It’s that time of the year again when TV shows are reaching their season finales, going on vacation until autumn comes around. Now, some storylines have been wrapped up, but other are just beginning to tangle.
On May 20th, I was deeply upset by the fact one of my favourite TV shows was reaching it’s spring finale. After many weeks of suffering over events that had occurred, i would finally get a resolution.
Following the events of the previous season, the Intelligence unit is back together on the small screen fighting crimes in Chicago. Keep in mind this is not a recap, but a review of the season. I won’t go into much details. However, there might be some minor and major spoilers so if you haven’t watched all episodes do it, then come back to discuss.
The first two episodes i found very strong continuation of the storyline from last year about Jin. It is resolved nicely and tightly. As our characters get ore serious arcs, the show becomes even grittier and darker. For example, Antonio is getting a divorce, starting a second job as a driver which doesn’t end well for some people. I found this a really strong storyline, though it was short. It showed that sometimes people need to take up jobs they are not dying for.
The crime cases became more and more realistic. There was one episode, the sixth I think, which was really emotional. A child was brutally murdered. The circumstances made me feel really sad for the mother and I even shed a tear or two.
As the season progresses, we learn more about Erin’s past and get to know her better. She’s the star of the season, especially in the last couple of episodes. Indeed, I was rooting for her to get together with Jay and that eventually happened. Unfortunately, the Linstead ship sank, considering they are working together.
Conversely, things were much brighter for Ruzek and Burgess. They got together, started living together and in the end got engaged. Like literally, the end. They are such a cute couple. I am glad Ruzek dumped his previous interest.
The plot resolving around Burgess and Atwater is very up-and-down one. At one moment he’s upstair, the next – she is. The rivalry between two friends, two partners is one way of adding even more drama. Nevertheless, sometimes it feels forced, I don’t know why.
To this day, I don’t know if I like Voight. He’s the most ruthless character on the show and yet has a heart of gold for his people. For Lindsay, at least. When they robbed him I was so eager to see him make those bastards pay. Many might not approve his methods, but I think they are needed. Some people are not afraid of the court *cough* Greg Yates and other psychos *cough*. Mentioning his methods, I remember a lot of people thinks the writers went too overboard with the police brutality. Even so, I disagree with them because this is what life is; cops don’t always follow the rules.
I applaud Dick Wolf for doing what he does with crossovers. Especially, the last one. Yes, it was disturbing and grim, but it was extremely well executed. I respect him for going all the way with Dallas Roberts’s character. Nadia’s death was terrible with all the details explicitly stated, but it was needed to show that even he can be caught. I really liked her character, she was developed from an addict to a woman who was accepted to train for police. R.I.P. Nadia.
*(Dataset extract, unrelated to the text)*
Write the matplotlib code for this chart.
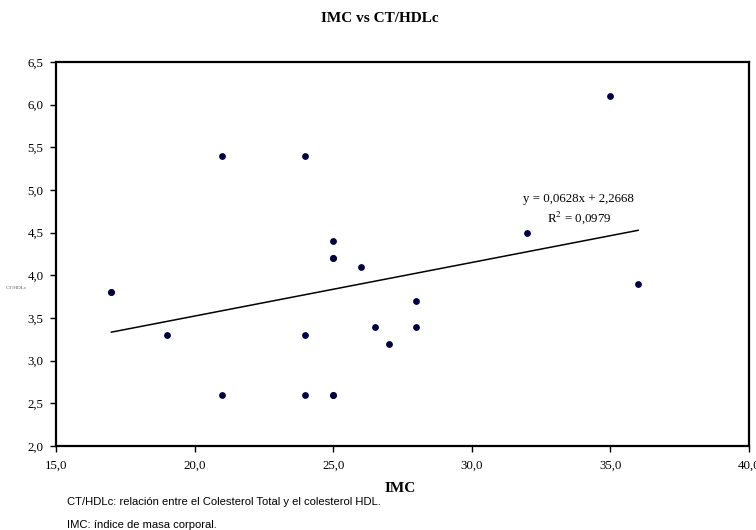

Her death took a strong toll on Erin. It destroyed her. They were best friends and taking into account what Lindsay saw, I would be damaged too. But her old habits started returning. The presence of her mother did not help either. Instead, she continued making her drink and take drugs. The very last scene with Erin lying on the table, surrendering her badge was such a powerful and heart-breaking moment. The look on her face when she tells Voight she quits shows she doesn’t feel right to do it, but does it anyway. Thus, she may found a way to grieve for a while and then come back fresh as a cucumber.
Also, the plot around Koteas’s character can get quite confusing, the biggest shock was delivered in the last episode with the revelation that he has another daughter, but not from his wife.
in short, Chicago P.D.’s second season is a great all-rounder with excellent stories, great action and superb acting. It has all the right built-up throughout the 22 episodes and you get some real peyoffs, even though some stories are left for us to follow in September/October. I am looking forward to see what the executive producer, Dick Wolf, has to offer next season with a third show in the Chicago franchise: Chicago Med. Perhaps we’ll get a four-part crossover. Only time and Wolf will tell.
CHICAGO P.D. RETURNS FOR A THIRD SEASON WEDNESDAYS, THIS FALL ON NBC.